• **EXERCISE OBJECTIVE**: Transcribe every entry below word for word, but skip the pictures.
● ● ● ● ● ● ●
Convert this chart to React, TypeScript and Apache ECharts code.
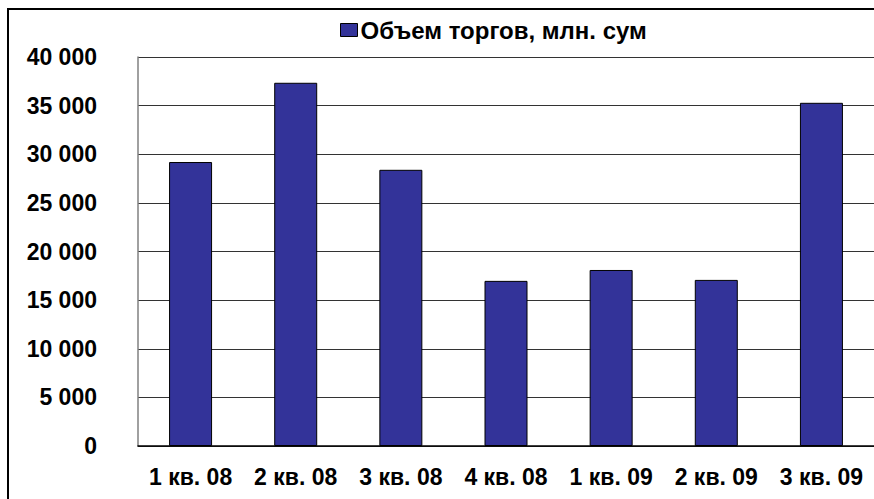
import React, { useEffect, useRef } from "react";
import * as echarts from "echarts";

const categories = ["1 кв. 08", "2 кв. 08", "3 кв. 08", "4 кв. 08", "1 кв. 09", "2 кв. 09", "3 кв. 09"];
const seriesName = "Объем торгов, млн. сум";
const volumes = [29200, 37350, 28400, 16980, 18100, 17080, 35290];
const yTicks = { min: 0, max: 40000, interval: 5000 };

const FONT = "'Liberation Sans', Arial, sans-serif";

function fmt(v: number): string {
  return String(v).replace(/\B(?=(\d{3})+(?!\d))/g, " ");
}

export default function App() {
  const ref = useRef<HTMLDivElement>(null);
  useEffect(() => {
    const chart = echarts.init(ref.current!, null, { renderer: "svg" });
    chart.setOption({
      animation: false,
      backgroundColor: "#ffffff",
      graphic: [
        {
          type: "rect",
          shape: { x: 8, y: 9, width: 900, height: 520 },
          style: { fill: "none", stroke: "#000", lineWidth: 2 },
          silent: true,
        },
      ],
      legend: {
        top: 13,
        left: 335,
        itemWidth: 17,
        itemHeight: 13,
        itemGap: 3,
        icon: "rect",
        textStyle: { fontFamily: FONT, fontWeight: "bold", fontSize: 24, color: "#000", padding: [0, 0, 0, -2] },
        data: [{ name: seriesName, itemStyle: { borderColor: "#000", borderWidth: 1 } }],
      },
      grid: { left: 138, right: -1, top: 57, bottom: 53, containLabel: false },
      xAxis: {
        type: "category",
        data: categories,
        axisLine: { lineStyle: { color: "#000", width: 1.5 } },
        axisTick: { show: false },
        axisLabel: { fontFamily: FONT, fontWeight: "bold", fontSize: 23, color: "#000", margin: 19, interval: 0 },
      },
      yAxis: {
        type: "value",
        min: yTicks.min,
        max: yTicks.max,
        interval: yTicks.interval,
        axisLine: { show: true, lineStyle: { color: "#808080", width: 1.5 } },
        axisTick: { show: false },
        splitLine: { lineStyle: { color: "#333", width: 1 } },
        axisLabel: { fontFamily: FONT, fontWeight: "bold", fontSize: 23, color: "#000", margin: 41, formatter: (v: number) => fmt(v) },
      },
      series: [
        {
          type: "bar",
          name: seriesName,
          data: volumes,
          barWidth: 43,
          itemStyle: { color: "#333399", borderColor: "#000", borderWidth: 1 },
        },
      ],
    });
    return () => chart.dispose();
  }, []);
  return <div ref={ref} style={{ position: "fixed", left: 0, top: 0, width: 874, height: 499 }} />;
}
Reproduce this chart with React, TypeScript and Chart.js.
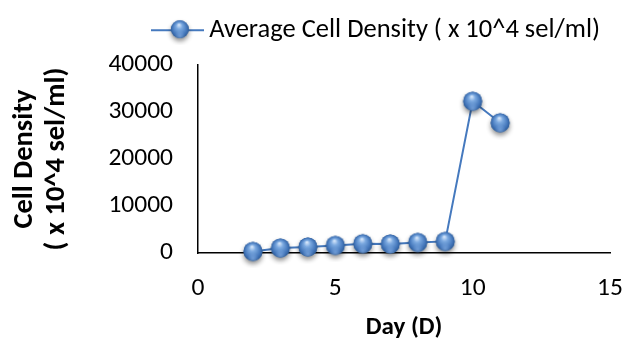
● ● ● ● ● ● ●
• **SOLUTION FOR THIS TASK**:
Convert this chart to React, TypeScript and Apache ECharts code.
import React, { useEffect, useRef } from "react";
import * as echarts from "echarts";

const categories = ["1 кв. 08", "2 кв. 08", "3 кв. 08", "4 кв. 08", "1 кв. 09", "2 кв. 09", "3 кв. 09"];
const seriesName = "Объем торгов, млн. сум";
const volumes = [29200, 37350, 28400, 16980, 18100, 17080, 35290];
const yTicks = { min: 0, max: 40000, interval: 5000 };

const FONT = "'Liberation Sans', Arial, sans-serif";

function fmt(v: number): string {
  return String(v).replace(/\B(?=(\d{3})+(?!\d))/g, " ");
}

export default function App() {
  const ref = useRef<HTMLDivElement>(null);
  useEffect(() => {
    const chart = echarts.init(ref.current!, null, { renderer: "svg" });
    chart.setOption({
      animation: false,
      backgroundColor: "#ffffff",
      graphic: [
        {
          type: "rect",
          shape: { x: 8, y: 9, width: 900, height: 520 },
          style: { fill: "none", stroke: "#000", lineWidth: 2 },
          silent: true,
        },
      ],
      legend: {
        top: 13,
        left: 335,
        itemWidth: 17,
        itemHeight: 13,
        itemGap: 3,
        icon: "rect",
        textStyle: { fontFamily: FONT, fontWeight: "bold", fontSize: 24, color: "#000", padding: [0, 0, 0, -2] },
        data: [{ name: seriesName, itemStyle: { borderColor: "#000", borderWidth: 1 } }],
      },
      grid: { left: 138, right: -1, top: 57, bottom: 53, containLabel: false },
      xAxis: {
        type: "category",
        data: categories,
        axisLine: { lineStyle: { color: "#000", width: 1.5 } },
        axisTick: { show: false },
        axisLabel: { fontFamily: FONT, fontWeight: "bold", fontSize: 23, color: "#000", margin: 19, interval: 0 },
      },
      yAxis: {
        type: "value",
        min: yTicks.min,
        max: yTicks.max,
        interval: yTicks.interval,
        axisLine: { show: true, lineStyle: { color: "#808080", width: 1.5 } },
        axisTick: { show: false },
        splitLine: { lineStyle: { color: "#333", width: 1 } },
        axisLabel: { fontFamily: FONT, fontWeight: "bold", fontSize: 23, color: "#000", margin: 41, formatter: (v: number) => fmt(v) },
      },
      series: [
        {
          type: "bar",
          name: seriesName,
          data: volumes,
          barWidth: 43,
          itemStyle: { color: "#333399", borderColor: "#000", borderWidth: 1 },
        },
      ],
    });
    return () => chart.dispose();
  }, []);
  return <div ref={ref} style={{ position: "fixed", left: 0, top: 0, width: 874, height: 499 }} />;
}
Reproduce this chart with React, TypeScript and Chart.js.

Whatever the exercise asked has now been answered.